When insecticides are mixed with fertilizer and the mixture sold, that portion of the total price allocable to the fertilizer may be excluded from the measure of the tax if the mixed product is applied to land (including foliar application) the products of which are to be used for human consumption or sold in the regular course of business.
History: Adopted as of January 1, 1945, as a restatement of previous rulings.
Amended and renumbered March 24, 1970, effective April 29, 1970.
Amended August 20,1985, effective November 22, 1985. In Subdivision (b) (1), defined the term "fertilizer" to include the terms "commercial fertilizers ... .. agricultural minerals," and "manures" as those terms are defined in the Food and Agricultural Code and provided this term does not include soil amendments nor does it include auxiliary soil and plant substances.
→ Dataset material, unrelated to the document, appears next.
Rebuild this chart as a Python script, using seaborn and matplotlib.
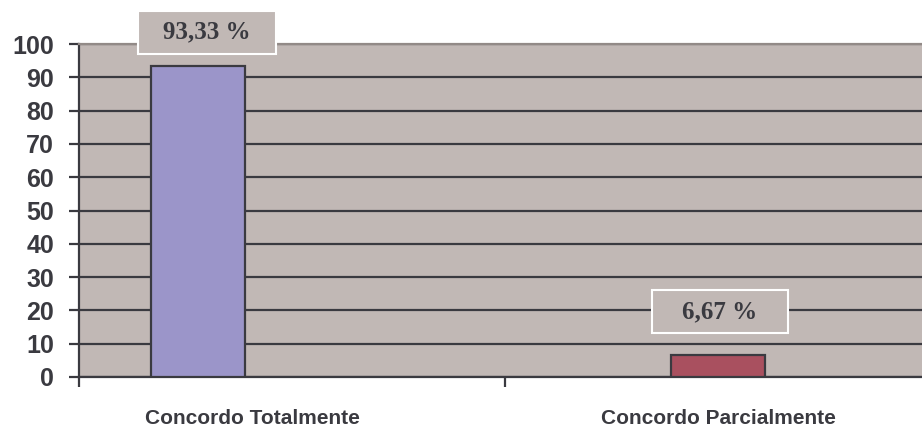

Corrected references to sections of the Food and Agricultural Code and defined the term "manure". Deleted the footnote which repeated the text of the applicable Food and Agricultural Code sections.
Amended August 24, 1988, effective November 18, 1988. In subdivision (a) amended to provide that effective October 1, 1987, non annual plants, such as fruit trees and berryvines [sic], which are eligible to be purchased with federal food stamp coupons and are so purchased are exempt from the sales and use taxes.
Regulations are issued by the State Board of Equalization to implement, interpret or make specific provisions of the California Sales and Use Tax Law and to aid in the administration and enforcement of that law. if you are in doubt about how the Sales and Use Tax Law applies to your specific activity or transaction, you should write the nearest State Board of Equalization office. Requests for advice regarding a specific activity or transaction should be in writing and should fully describe the facts and circumstances of the activity or transaction."